* _Description of the task_: The line containing "const yTicks = [0, 1, 2, 3, 4, 5, 6];" marks the end: extract everything from the first line of the data through that line, exactly, with no pictures.

* _Items_:
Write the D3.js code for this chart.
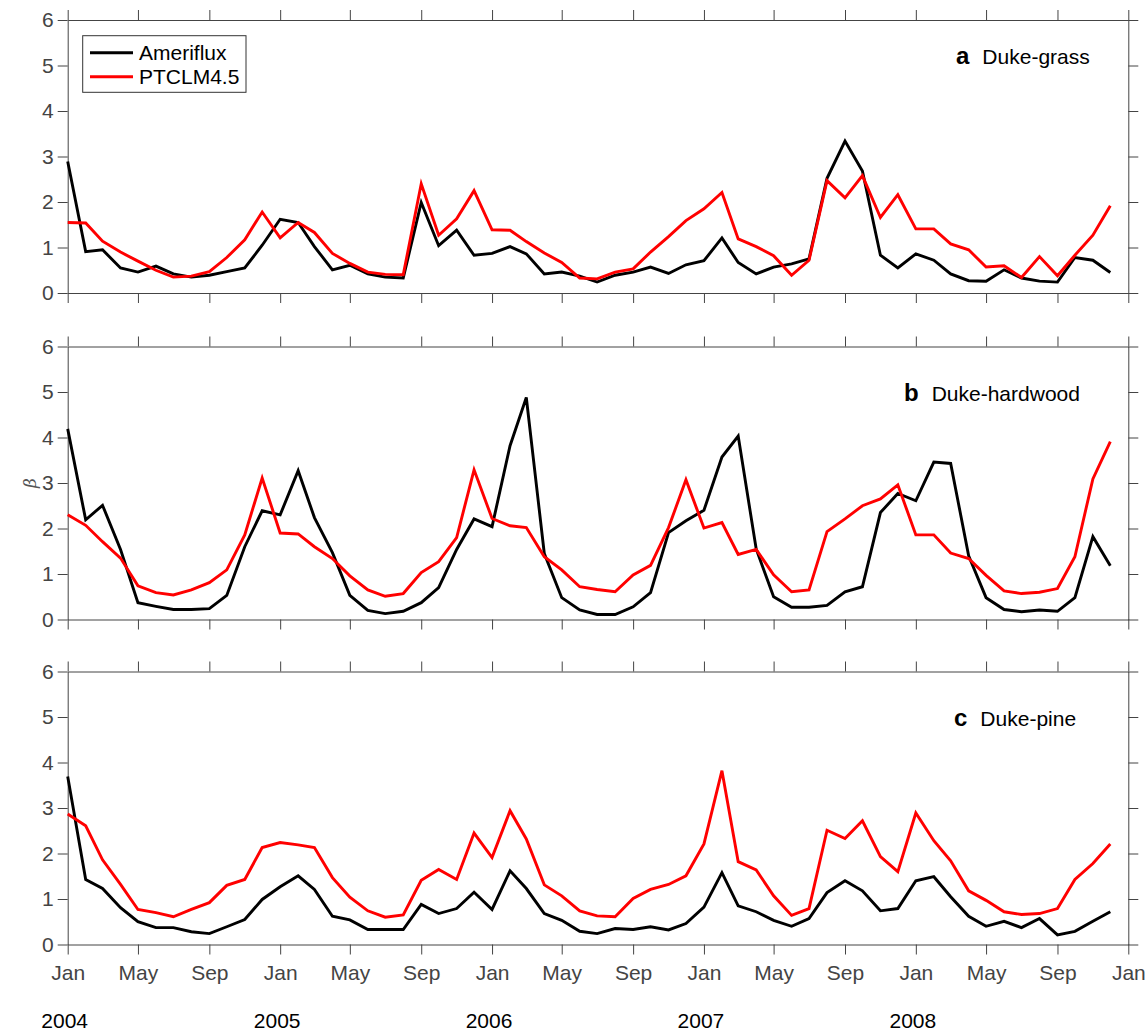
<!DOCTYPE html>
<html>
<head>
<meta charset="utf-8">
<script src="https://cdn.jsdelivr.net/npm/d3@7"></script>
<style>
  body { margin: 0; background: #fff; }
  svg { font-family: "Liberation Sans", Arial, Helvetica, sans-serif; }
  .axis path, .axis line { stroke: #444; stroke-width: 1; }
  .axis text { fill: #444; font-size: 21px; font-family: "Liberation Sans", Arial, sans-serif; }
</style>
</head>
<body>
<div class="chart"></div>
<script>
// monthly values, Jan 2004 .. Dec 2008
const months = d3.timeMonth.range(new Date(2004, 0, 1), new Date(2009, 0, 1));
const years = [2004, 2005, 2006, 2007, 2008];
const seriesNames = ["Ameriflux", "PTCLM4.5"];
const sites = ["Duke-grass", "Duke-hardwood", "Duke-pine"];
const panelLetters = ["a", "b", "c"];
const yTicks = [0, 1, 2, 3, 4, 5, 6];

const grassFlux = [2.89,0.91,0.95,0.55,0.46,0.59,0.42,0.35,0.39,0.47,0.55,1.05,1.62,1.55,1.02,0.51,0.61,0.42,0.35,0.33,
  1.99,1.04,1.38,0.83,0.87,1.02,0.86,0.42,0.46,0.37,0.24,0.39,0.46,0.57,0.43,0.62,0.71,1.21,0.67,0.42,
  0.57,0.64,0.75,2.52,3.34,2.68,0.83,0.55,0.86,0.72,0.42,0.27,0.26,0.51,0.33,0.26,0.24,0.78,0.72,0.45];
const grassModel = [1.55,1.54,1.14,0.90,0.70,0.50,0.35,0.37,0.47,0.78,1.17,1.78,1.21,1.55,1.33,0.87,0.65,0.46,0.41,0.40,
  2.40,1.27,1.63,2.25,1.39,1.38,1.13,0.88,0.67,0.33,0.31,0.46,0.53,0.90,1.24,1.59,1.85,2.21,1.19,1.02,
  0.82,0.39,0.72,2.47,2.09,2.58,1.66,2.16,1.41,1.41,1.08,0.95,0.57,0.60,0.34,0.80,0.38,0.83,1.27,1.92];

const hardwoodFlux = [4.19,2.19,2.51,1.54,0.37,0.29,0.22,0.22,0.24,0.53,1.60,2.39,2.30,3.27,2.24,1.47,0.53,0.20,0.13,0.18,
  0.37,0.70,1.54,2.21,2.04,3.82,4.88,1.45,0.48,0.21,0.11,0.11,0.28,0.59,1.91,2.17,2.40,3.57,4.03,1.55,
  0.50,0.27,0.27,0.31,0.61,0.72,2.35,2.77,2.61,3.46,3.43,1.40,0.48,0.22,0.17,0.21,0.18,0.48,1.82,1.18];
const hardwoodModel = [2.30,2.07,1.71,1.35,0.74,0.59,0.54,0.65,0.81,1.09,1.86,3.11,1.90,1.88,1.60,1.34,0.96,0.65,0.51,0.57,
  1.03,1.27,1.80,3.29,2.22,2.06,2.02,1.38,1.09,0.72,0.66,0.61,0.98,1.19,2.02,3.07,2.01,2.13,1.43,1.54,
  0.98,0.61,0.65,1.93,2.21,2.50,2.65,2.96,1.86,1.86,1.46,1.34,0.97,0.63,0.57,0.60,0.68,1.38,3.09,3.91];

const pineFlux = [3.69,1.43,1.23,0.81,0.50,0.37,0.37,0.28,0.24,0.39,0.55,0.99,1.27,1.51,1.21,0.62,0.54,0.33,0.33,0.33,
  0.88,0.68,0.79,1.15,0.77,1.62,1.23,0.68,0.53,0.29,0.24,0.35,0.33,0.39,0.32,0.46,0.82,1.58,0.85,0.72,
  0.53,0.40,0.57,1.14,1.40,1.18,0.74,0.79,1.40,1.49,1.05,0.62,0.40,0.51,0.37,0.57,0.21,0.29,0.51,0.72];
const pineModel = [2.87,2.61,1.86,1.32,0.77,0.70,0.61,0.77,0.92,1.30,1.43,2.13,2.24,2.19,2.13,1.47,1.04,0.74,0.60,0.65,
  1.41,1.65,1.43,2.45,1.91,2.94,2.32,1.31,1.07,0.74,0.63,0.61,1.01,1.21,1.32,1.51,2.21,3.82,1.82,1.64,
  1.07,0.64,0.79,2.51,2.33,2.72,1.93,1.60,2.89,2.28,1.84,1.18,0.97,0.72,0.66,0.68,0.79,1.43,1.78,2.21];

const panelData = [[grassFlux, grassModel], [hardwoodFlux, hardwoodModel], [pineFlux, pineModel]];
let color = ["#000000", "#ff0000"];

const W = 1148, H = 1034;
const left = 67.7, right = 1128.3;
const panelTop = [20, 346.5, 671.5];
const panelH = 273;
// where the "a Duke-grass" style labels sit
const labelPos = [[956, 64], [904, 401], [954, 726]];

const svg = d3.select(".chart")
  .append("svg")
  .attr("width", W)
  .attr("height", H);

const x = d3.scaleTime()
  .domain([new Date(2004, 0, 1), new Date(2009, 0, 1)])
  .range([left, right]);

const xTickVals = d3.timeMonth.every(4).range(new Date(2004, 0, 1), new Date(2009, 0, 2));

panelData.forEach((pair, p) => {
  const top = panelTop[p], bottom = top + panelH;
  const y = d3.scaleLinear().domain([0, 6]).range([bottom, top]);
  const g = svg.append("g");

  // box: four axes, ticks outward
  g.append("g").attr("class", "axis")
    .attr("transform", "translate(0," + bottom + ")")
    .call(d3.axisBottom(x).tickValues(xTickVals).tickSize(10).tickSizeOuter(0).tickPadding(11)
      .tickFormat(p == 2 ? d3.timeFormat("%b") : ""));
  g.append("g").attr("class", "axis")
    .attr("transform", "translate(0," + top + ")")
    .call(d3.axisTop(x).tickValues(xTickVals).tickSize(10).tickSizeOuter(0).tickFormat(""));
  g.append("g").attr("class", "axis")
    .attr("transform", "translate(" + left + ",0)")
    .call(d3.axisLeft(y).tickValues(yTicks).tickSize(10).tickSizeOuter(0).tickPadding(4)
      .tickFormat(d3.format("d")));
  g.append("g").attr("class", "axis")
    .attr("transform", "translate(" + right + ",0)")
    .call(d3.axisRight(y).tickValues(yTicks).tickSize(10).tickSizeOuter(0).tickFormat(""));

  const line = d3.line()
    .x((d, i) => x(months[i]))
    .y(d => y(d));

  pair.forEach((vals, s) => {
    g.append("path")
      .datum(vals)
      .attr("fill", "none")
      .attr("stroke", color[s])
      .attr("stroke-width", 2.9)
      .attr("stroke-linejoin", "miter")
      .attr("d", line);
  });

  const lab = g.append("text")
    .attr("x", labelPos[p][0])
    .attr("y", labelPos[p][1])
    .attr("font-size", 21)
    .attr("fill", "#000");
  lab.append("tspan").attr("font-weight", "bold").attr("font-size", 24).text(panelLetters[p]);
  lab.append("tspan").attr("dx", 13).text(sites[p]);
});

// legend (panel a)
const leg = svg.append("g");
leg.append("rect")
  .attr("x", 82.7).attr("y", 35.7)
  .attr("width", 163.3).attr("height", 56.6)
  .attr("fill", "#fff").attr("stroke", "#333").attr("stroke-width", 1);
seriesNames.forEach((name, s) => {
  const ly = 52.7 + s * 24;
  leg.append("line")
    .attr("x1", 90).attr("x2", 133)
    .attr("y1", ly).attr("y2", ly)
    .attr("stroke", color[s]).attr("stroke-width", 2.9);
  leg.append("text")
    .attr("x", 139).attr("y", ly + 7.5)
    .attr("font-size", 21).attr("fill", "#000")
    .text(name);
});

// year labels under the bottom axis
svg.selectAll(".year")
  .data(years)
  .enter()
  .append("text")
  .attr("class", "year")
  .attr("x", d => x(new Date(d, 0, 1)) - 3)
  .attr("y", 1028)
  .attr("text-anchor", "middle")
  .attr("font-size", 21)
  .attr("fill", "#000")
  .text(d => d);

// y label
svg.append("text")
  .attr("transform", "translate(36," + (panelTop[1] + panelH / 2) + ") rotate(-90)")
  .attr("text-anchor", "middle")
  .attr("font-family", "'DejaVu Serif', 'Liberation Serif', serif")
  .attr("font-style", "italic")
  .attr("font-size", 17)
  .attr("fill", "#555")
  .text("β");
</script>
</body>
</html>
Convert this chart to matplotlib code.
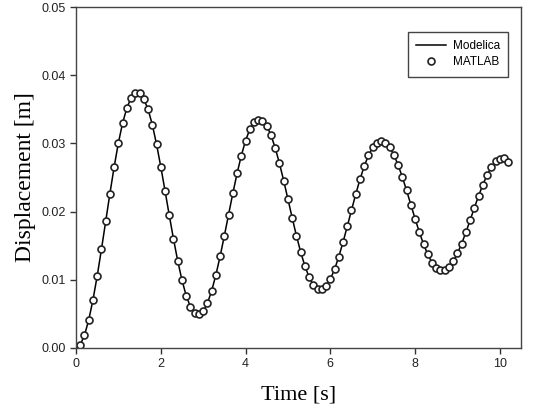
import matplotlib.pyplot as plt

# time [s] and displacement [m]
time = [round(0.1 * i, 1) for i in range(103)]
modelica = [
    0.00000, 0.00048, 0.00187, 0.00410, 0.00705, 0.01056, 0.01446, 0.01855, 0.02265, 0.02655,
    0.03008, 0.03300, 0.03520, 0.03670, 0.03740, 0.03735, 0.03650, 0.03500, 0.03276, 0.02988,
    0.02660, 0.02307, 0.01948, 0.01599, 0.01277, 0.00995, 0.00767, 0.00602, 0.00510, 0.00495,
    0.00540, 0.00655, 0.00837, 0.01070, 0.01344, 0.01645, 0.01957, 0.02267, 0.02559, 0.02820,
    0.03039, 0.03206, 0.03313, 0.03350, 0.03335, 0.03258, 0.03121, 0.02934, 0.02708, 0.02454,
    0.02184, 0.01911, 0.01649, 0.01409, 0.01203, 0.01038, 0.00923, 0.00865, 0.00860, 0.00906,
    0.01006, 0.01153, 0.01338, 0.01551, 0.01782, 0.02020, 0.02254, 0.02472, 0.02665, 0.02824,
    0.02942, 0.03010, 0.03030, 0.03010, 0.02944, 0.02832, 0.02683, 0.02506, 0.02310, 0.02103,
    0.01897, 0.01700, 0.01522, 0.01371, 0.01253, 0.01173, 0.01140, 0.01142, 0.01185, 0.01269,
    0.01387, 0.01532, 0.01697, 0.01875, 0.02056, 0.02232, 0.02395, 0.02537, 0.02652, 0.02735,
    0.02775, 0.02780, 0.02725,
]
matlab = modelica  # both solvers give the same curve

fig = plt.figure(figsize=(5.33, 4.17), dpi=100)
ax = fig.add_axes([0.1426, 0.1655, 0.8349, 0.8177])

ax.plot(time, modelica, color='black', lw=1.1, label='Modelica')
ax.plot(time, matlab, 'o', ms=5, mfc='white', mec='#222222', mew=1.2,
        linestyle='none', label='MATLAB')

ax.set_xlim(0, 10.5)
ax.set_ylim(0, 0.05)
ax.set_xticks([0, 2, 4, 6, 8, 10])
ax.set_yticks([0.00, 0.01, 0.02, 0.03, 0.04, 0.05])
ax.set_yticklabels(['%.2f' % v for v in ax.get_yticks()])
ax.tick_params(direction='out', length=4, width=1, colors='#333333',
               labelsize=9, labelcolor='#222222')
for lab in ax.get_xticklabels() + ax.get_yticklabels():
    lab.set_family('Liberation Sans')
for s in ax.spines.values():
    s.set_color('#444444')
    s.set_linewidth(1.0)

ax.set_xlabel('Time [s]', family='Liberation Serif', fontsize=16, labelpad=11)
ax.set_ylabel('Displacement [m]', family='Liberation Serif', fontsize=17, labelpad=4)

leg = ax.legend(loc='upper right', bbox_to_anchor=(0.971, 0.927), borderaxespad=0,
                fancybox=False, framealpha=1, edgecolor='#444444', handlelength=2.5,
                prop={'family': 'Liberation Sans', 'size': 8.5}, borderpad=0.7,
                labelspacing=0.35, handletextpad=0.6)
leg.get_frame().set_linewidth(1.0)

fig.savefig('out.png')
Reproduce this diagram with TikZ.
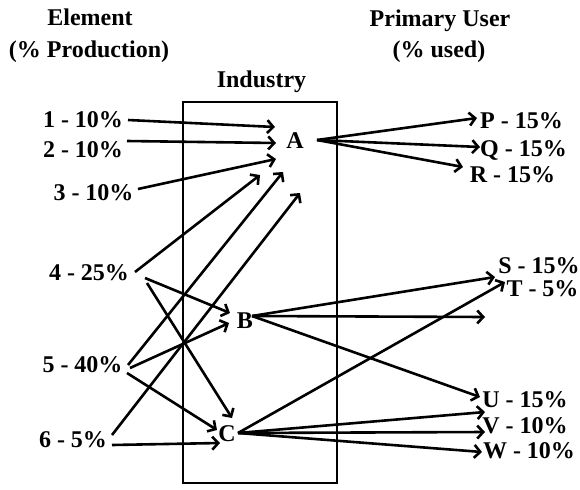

* _Worked solution_:
Write the D3.js code for this chart.
<!DOCTYPE html>
<html>
<head>
<meta charset="utf-8">
<script src="https://cdn.jsdelivr.net/npm/d3@7"></script>
<style>
  body { margin: 0; background: #fff; }
  svg { font-family: "Liberation Sans", Arial, Helvetica, sans-serif; }
  .axis path, .axis line { stroke: #444; stroke-width: 1; }
  .axis text { fill: #444; font-size: 21px; font-family: "Liberation Sans", Arial, sans-serif; }
</style>
</head>
<body>
<div class="chart"></div>
<script>
// monthly values, Jan 2004 .. Dec 2008
const months = d3.timeMonth.range(new Date(2004, 0, 1), new Date(2009, 0, 1));
const years = [2004, 2005, 2006, 2007, 2008];
const seriesNames = ["Ameriflux", "PTCLM4.5"];
const sites = ["Duke-grass", "Duke-hardwood", "Duke-pine"];
const panelLetters = ["a", "b", "c"];
const yTicks = [0, 1, 2, 3, 4, 5, 6];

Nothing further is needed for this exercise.